— What to do —
Return the number of lines that include the string "this", without any other text.

— Provided entries —
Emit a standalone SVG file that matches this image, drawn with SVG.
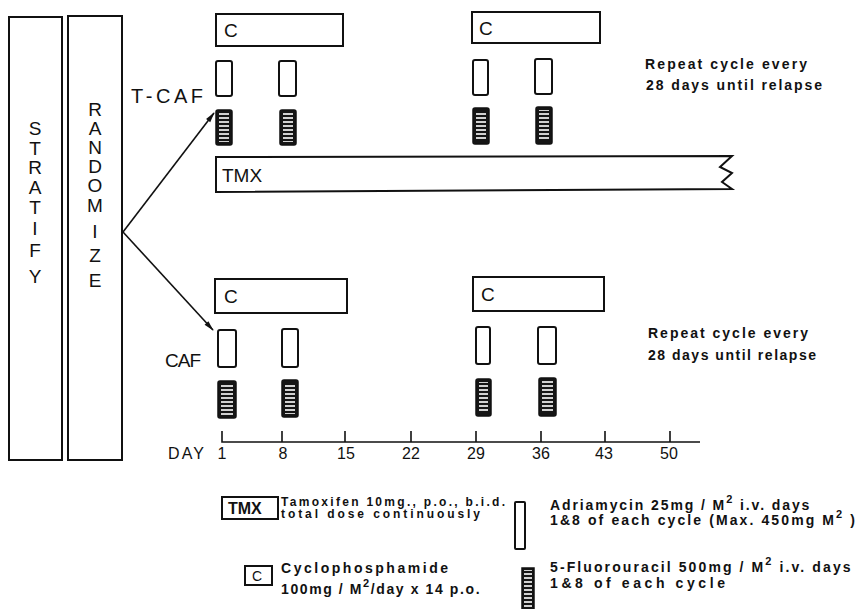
<svg xmlns="http://www.w3.org/2000/svg" width="862" height="609" viewBox="0 0 862 609">
<style>
.box{fill:#fff;stroke:#111;stroke-width:2}
.stripe{fill:#151515;stroke:#111;stroke-width:1.5}
.t{font-family:"Liberation Sans","DejaVu Sans",sans-serif;fill:#111}
.big{font-size:19px;text-anchor:middle}
.lbl{font-size:19px}
.sm{font-size:14px;font-weight:bold}
.lg{font-size:12px;font-weight:bold}
.ax{font-size:16px;text-anchor:middle}
.line{stroke:#111;stroke-width:1.6;fill:none}
</style>
<defs>
<pattern id="wl" width="4" height="4" patternUnits="userSpaceOnUse">
<rect x="0" y="1.2" width="4" height="1.6" fill="#fff"/>
</pattern>
<marker id="ah" viewBox="0 0 12 8" refX="11" refY="4" markerWidth="12" markerHeight="7" markerUnits="userSpaceOnUse" orient="auto">
<path d="M0,1 L12,4 L0,7 Z" fill="#111"/>
</marker>
</defs>
<rect width="862" height="609" fill="#fff"/>

<g id="stratify">
<rect class="box" x="9" y="17" width="53" height="443"/>
<text class="t big"><tspan x="35" y="135">S</tspan><tspan x="35" y="155">T</tspan><tspan x="35" y="174">R</tspan><tspan x="35" y="194">A</tspan><tspan x="35" y="214">T</tspan><tspan x="35" y="235">I</tspan><tspan x="35" y="257">F</tspan><tspan x="35" y="283">Y</tspan></text>
</g>
<g id="randomize">
<rect class="box" x="68" y="16" width="54" height="444"/>
<text class="t big"><tspan x="95" y="116">R</tspan><tspan x="95" y="135">A</tspan><tspan x="95" y="154">N</tspan><tspan x="95" y="173">D</tspan><tspan x="95" y="192">O</tspan><tspan x="95" y="212">M</tspan><tspan x="95" y="238">I</tspan><tspan x="95" y="262">Z</tspan><tspan x="95" y="287">E</tspan></text>
</g>

<g id="connectors">
<line class="line" x1="123" y1="232" x2="214" y2="113" marker-end="url(#ah)"/>
<line class="line" x1="123" y1="232" x2="213" y2="330" marker-end="url(#ah)"/>
</g>

<g id="tcaf">
<text class="t" font-size="20" x="131" y="103" textLength="72" lengthAdjust="spacing">T-CAF</text>
<g id="tcaf-c">
<rect class="box" x="216" y="14" width="127" height="32"/>
<text class="t lbl" x="224" y="37">C</text>
<rect class="box" x="472" y="12" width="128" height="31"/>
<text class="t lbl" x="479" y="35">C</text>
</g>
<g id="tcaf-a">
<rect class="box" x="216" y="61" width="16" height="35" rx="2"/>
<rect class="box" x="279" y="61" width="17" height="35" rx="2"/>
<rect class="box" x="473" y="60" width="15" height="35" rx="2"/>
<rect class="box" x="535" y="59" width="17" height="35" rx="2"/>
</g>
<g id="tcaf-f">
<rect class="stripe" x="216" y="110" width="16" height="35" rx="2"/><rect x="219" y="113" width="10" height="29" fill="url(#wl)"/>
<rect class="stripe" x="280" y="110" width="16" height="35" rx="2"/><rect x="283" y="113" width="10" height="29" fill="url(#wl)"/>
<rect class="stripe" x="473" y="108" width="16" height="36" rx="2"/><rect x="476" y="111" width="10" height="30" fill="url(#wl)"/>
<rect class="stripe" x="536" y="107" width="16" height="37" rx="2"/><rect x="539" y="110" width="10" height="31" fill="url(#wl)"/>
</g>
<g id="tmx-bar">
<path class="box" d="M216,157 L732,156 L720,167 L732,173 L722,182 L732,189 L216,192 Z"/>
<text class="t lbl" x="222" y="182">TMX</text>
</g>
<text class="t sm" x="645" y="69" textLength="162" lengthAdjust="spacing">Repeat cycle every</text>
<text class="t sm" x="646" y="90" textLength="176" lengthAdjust="spacing">28 days until relapse</text>
</g>

<g id="caf">
<text class="t" font-size="19" x="165" y="367" textLength="36" lengthAdjust="spacing">CAF</text>
<g id="caf-c">
<rect class="box" x="215" y="279" width="132" height="34"/>
<text class="t lbl" x="224" y="303">C</text>
<rect class="box" x="473" y="277" width="131" height="34"/>
<text class="t lbl" x="481" y="301">C</text>
</g>
<g id="caf-a">
<rect class="box" x="218" y="330" width="18" height="37" rx="2"/>
<rect class="box" x="282" y="329" width="16" height="38" rx="2"/>
<rect class="box" x="476" y="327" width="14" height="37" rx="2"/>
<rect class="box" x="538" y="327" width="18" height="37" rx="2"/>
</g>
<g id="caf-f">
<rect class="stripe" x="218" y="381" width="18" height="37" rx="2"/><rect x="221" y="384" width="12" height="31" fill="url(#wl)"/>
<rect class="stripe" x="282" y="380" width="16" height="37" rx="2"/><rect x="285" y="383" width="10" height="31" fill="url(#wl)"/>
<rect class="stripe" x="476" y="379" width="15" height="37" rx="2"/><rect x="479" y="382" width="9" height="31" fill="url(#wl)"/>
<rect class="stripe" x="539" y="378" width="17" height="38" rx="2"/><rect x="542" y="381" width="11" height="32" fill="url(#wl)"/>
</g>
<text class="t sm" x="648" y="338" textLength="160" lengthAdjust="spacing">Repeat cycle every</text>
<text class="t sm" x="648" y="360" textLength="168" lengthAdjust="spacing">28 days until relapse</text>
</g>

<g id="axis">
<path class="line" d="M222,431 V442 H700 M282,431 V442 M345,431 V442 M411,431 V442 M476,431 V442 M541,431 V442 M605,431 V442 M670,431 V442"/>
<text class="t" x="168" y="459" font-size="16" textLength="36" lengthAdjust="spacing">DAY</text>
<text class="t ax" x="222" y="459">1</text>
<text class="t ax" x="283" y="459">8</text>
<text class="t ax" x="346" y="459">15</text>
<text class="t ax" x="411" y="459">22</text>
<text class="t ax" x="476" y="459">29</text>
<text class="t ax" x="541" y="459">36</text>
<text class="t ax" x="604" y="459">43</text>
<text class="t ax" x="669" y="459">50</text>
</g>

<g id="legend-tmx">
<rect class="box" x="222" y="497" width="56" height="22"/>
<text class="t" x="228" y="514" font-size="16" font-weight="bold">TMX</text>
<text class="t lg" x="281" y="505.5" textLength="224" lengthAdjust="spacing">Tamoxifen 10mg., p.o., b.i.d.</text>
<text class="t lg" x="281" y="518" textLength="199" lengthAdjust="spacing">total dose continuously</text>
</g>
<g id="legend-c">
<rect class="box" x="245" y="566" width="27" height="19"/>
<text class="t" x="252" y="581" font-size="14">C</text>
<text class="t sm" x="281" y="573" textLength="167" lengthAdjust="spacing">Cyclophosphamide</text>
<text class="t sm" x="281" y="594" letter-spacing="1.6">100mg / M<tspan dy="-7" font-size="11">2</tspan><tspan dy="7">/day x 14 p.o.</tspan></text>
</g>
<g id="legend-a">
<rect class="box" x="515" y="502" width="10" height="47" rx="1"/>
<text class="t sm" x="550" y="510" letter-spacing="1.9">Adriamycin 25mg / M<tspan dy="-7" font-size="11">2</tspan><tspan dy="7"> i.v. days</tspan></text>
<text class="t sm" x="550" y="525" letter-spacing="2.1">1&amp;8 of each cycle (Max. 450mg M<tspan dy="-7" font-size="11">2</tspan><tspan dy="7"> )</tspan></text>
</g>
<g id="legend-f">
<rect class="stripe" x="522" y="568" width="12" height="42"/><rect x="524" y="570" width="8" height="40" fill="url(#wl)"/>
<text class="t sm" x="550" y="572" letter-spacing="2.1">5-Fluorouracil 500mg / M<tspan dy="-7" font-size="11">2</tspan><tspan dy="7"> i.v. days</tspan></text>
<text class="t sm" x="550" y="588" textLength="175" lengthAdjust="spacing">1&amp;8 of each cycle</text>
</g>
</svg>
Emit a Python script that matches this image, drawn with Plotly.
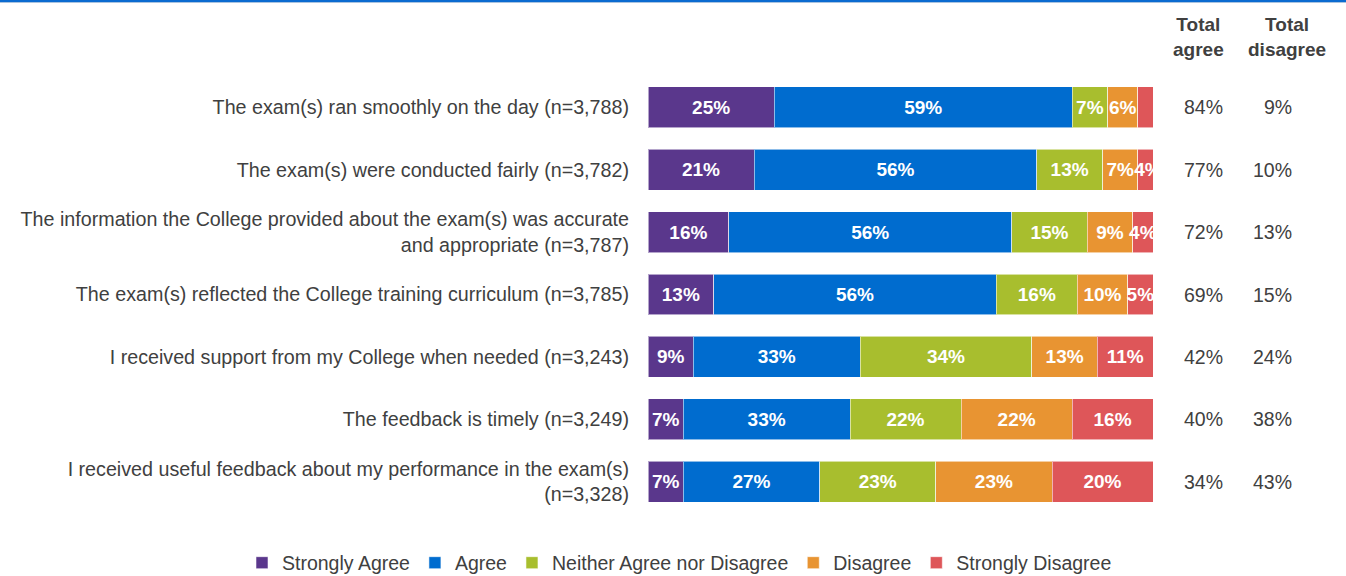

— Exercise result —
2